In the past, I bought all the school supplies for my kids at a very well-organized office supply outlet. Most of their customers were business customers, and we “normal” consumers were more or less allowed, but always nicely treated. Although they were a little bit more expensive, I liked to go there, because I got everything I needed in one location, and their service was fabulous.
Sadly, they have now closed. The last time I was there, everything was on sale. I was absolutely astonished and asked if they were planning to move to another place, already hoping that the distance would not be that far from their current location. They were definitely planning to move… but to an online presence only, complemented with a phone help desk.
With tears in his eyes, one of the customer service representatives told me how he was going to miss the daily face-to-face meetings with his customers, and he expressed his doubts about how a phone call could replace the personal help within the store.
I tried last week to place an online order, and this was quite an experience – as a B2C customer, (ok, I am not their target group) I was asked to discuss my concerns on the telephone. I was then informed that I had to write an email, citing my customer service and online ordering issues, and only then, I would receive a response. This seemed like an excessive amount of work on my part, so I decided to order somewhere else.
Is this really the answer to an ever-changing B2B world… closing branches in favor of an ecommerce presence without the customer service component to make it effective? Can the service of a branch store -from directly available (“emergency”) stock to expert knowledge and maybe a free coffee be moved into online only?
It is clear, that with the increase of ecommerce and the importance of providing multiple sales channels to serve today’s mobile and connected customers that in some industries branches will be closing.
With decreased delivery times, (“24 h was yesterday” according to a recent conversation I had with a distributor of electronic goods) the possibility to pick up immediately needed goods that were not ordered before might be not so important anymore.

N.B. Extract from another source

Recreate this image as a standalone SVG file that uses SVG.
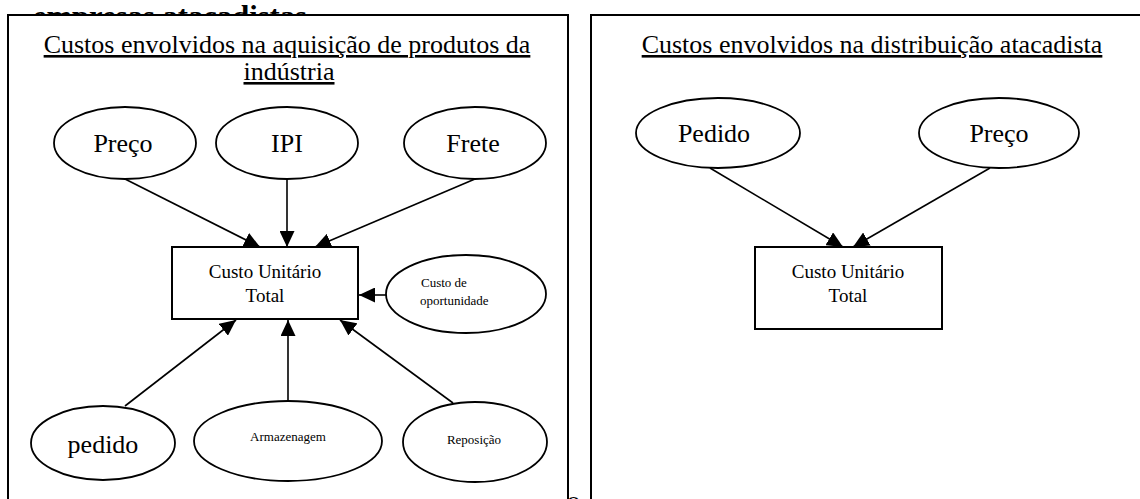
<svg xmlns="http://www.w3.org/2000/svg" width="1140" height="499" viewBox="0 0 1140 499" font-family="'Liberation Serif', 'Times New Roman', 'DejaVu Serif', serif">
<style>
text{font-family:'Liberation Serif','Times New Roman','DejaVu Serif',serif;fill:#000}
.t{font-size:26px;text-anchor:middle}
.m{font-size:19px;text-anchor:middle}
.s{font-size:13px}
.sc{font-size:13px;text-anchor:middle}
.panel{fill:#fff;stroke:#000;stroke-width:2}
.el{fill:#fff;stroke:#000;stroke-width:1.8}
.bx{fill:#fff;stroke:#000;stroke-width:2}
.c line{stroke:#000;stroke-width:1.6;marker-end:url(#ah)}
</style>
<defs>
<marker id="ah" markerUnits="userSpaceOnUse" markerWidth="17" markerHeight="15" refX="16" refY="7.5" orient="auto">
<path d="M0,0 L16,7.5 L0,15 Z" fill="#000"/>
</marker>
</defs>
<rect width="1140" height="499" fill="#fff"/>
<text x="33" y="26" font-family="'Liberation Serif', serif" style="font-size:30px;font-weight:bold;text-decoration:underline" textLength="274" lengthAdjust="spacingAndGlyphs">empresas atacadistas</text>
<text x="567" y="509" font-family="'Liberation Serif', serif" style="font-size:26px">o</text>
<g id="panel-left">
<rect class="panel" x="8" y="15" width="560" height="500"/>
<text class="t" x="287" y="53" font-family="'Liberation Serif', serif" text-decoration="underline">Custos envolvidos na aquisição de produtos da</text>
<text class="t" x="289" y="80" font-family="'Liberation Serif', serif" text-decoration="underline">indústria</text>
</g>
<g id="panel-right">
<rect class="panel" x="591" y="15" width="560" height="500"/>
<text class="t" x="872" y="53" font-family="'Liberation Serif', serif" text-decoration="underline">Custos envolvidos na distribuição atacadista</text>
</g>
<g id="n-preco">
<ellipse class="el" cx="125" cy="143" rx="71" ry="36"/>
<text class="t" x="123" y="152" font-family="'Liberation Serif', serif">Preço</text>
</g>
<g id="n-ipi">
<ellipse class="el" cx="287" cy="143" rx="71" ry="36"/>
<text class="t" x="287" y="152" font-family="'Liberation Serif', serif">IPI</text>
</g>
<g id="n-frete">
<ellipse class="el" cx="475" cy="143" rx="71" ry="36"/>
<text class="t" x="473" y="152" font-family="'Liberation Serif', serif">Frete</text>
</g>
<g id="n-custo-total-1">
<rect class="bx" x="172" y="247" width="186" height="72"/>
<text class="m" x="265" y="278" font-family="'Liberation Serif', serif">Custo Unitário</text>
<text class="m" x="265" y="302" font-family="'Liberation Serif', serif">Total</text>
</g>
<g id="n-oportunidade">
<ellipse class="el" cx="466" cy="294" rx="80" ry="39"/>
<text class="s" x="421" y="287" font-family="'Liberation Serif', serif">Custo de</text>
<text class="s" x="420" y="305" font-family="'Liberation Serif', serif">oportunidade</text>
</g>
<g id="n-pedido">
<ellipse class="el" cx="103" cy="443" rx="72" ry="37"/>
<text class="t" x="103" y="453" font-family="'Liberation Serif', serif">pedido</text>
</g>
<g id="n-armazenagem">
<ellipse class="el" cx="288" cy="441" rx="94" ry="40"/>
<text class="sc" x="288" y="441" font-family="'Liberation Serif', serif">Armazenagem</text>
</g>
<g id="n-reposicao">
<ellipse class="el" cx="475" cy="442" rx="72" ry="40"/>
<text class="sc" x="474" y="444" font-family="'Liberation Serif', serif">Reposição</text>
</g>
<g id="n-pedido-r">
<ellipse class="el" cx="718" cy="133" rx="82" ry="35"/>
<text class="t" x="714" y="142" font-family="'Liberation Serif', serif">Pedido</text>
</g>
<g id="n-preco-r">
<ellipse class="el" cx="999" cy="133" rx="80" ry="35"/>
<text class="t" x="999" y="142" font-family="'Liberation Serif', serif">Preço</text>
</g>
<g id="n-custo-total-2">
<rect class="bx" x="755" y="247" width="187" height="82"/>
<text class="m" x="848" y="278" font-family="'Liberation Serif', serif">Custo Unitário</text>
<text class="m" x="848" y="302" font-family="'Liberation Serif', serif">Total</text>
</g>
<g id="connectors" class="c">
<line x1="125" y1="179" x2="260" y2="247"/>
<line x1="287" y1="179" x2="287" y2="247"/>
<line x1="475" y1="179" x2="315" y2="247"/>
<line x1="386" y1="295" x2="359" y2="295"/>
<line x1="125" y1="406" x2="236" y2="320"/>
<line x1="288" y1="401" x2="288" y2="320"/>
<line x1="453" y1="403" x2="340" y2="320"/>
<line x1="710" y1="168" x2="843" y2="247"/>
<line x1="990" y1="168" x2="853" y2="247"/>
</g>
</svg>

With detailed product information on the web page, online training possibilities and video chat, the need of face-to-face service may drop.
Nevertheless, I am convinced that store branches will continue. Their role in the sales process may be changing, but they will stay as a point to meet with fellow craftsmen, a physical location for on-site training and product demonstrations, as pick up station of products ordered online or even as show room for the customer’s customer (e.g. bathroom exhibition).
In branches Wholesale Distributors can provide value-added services to their customers and carve out their position in the value chain in light of the co-existence of online and brick-and-mortar stores – as we see within Retail. Emphasis should be made on providing a seamless and positive customer experience, despite the sales channel.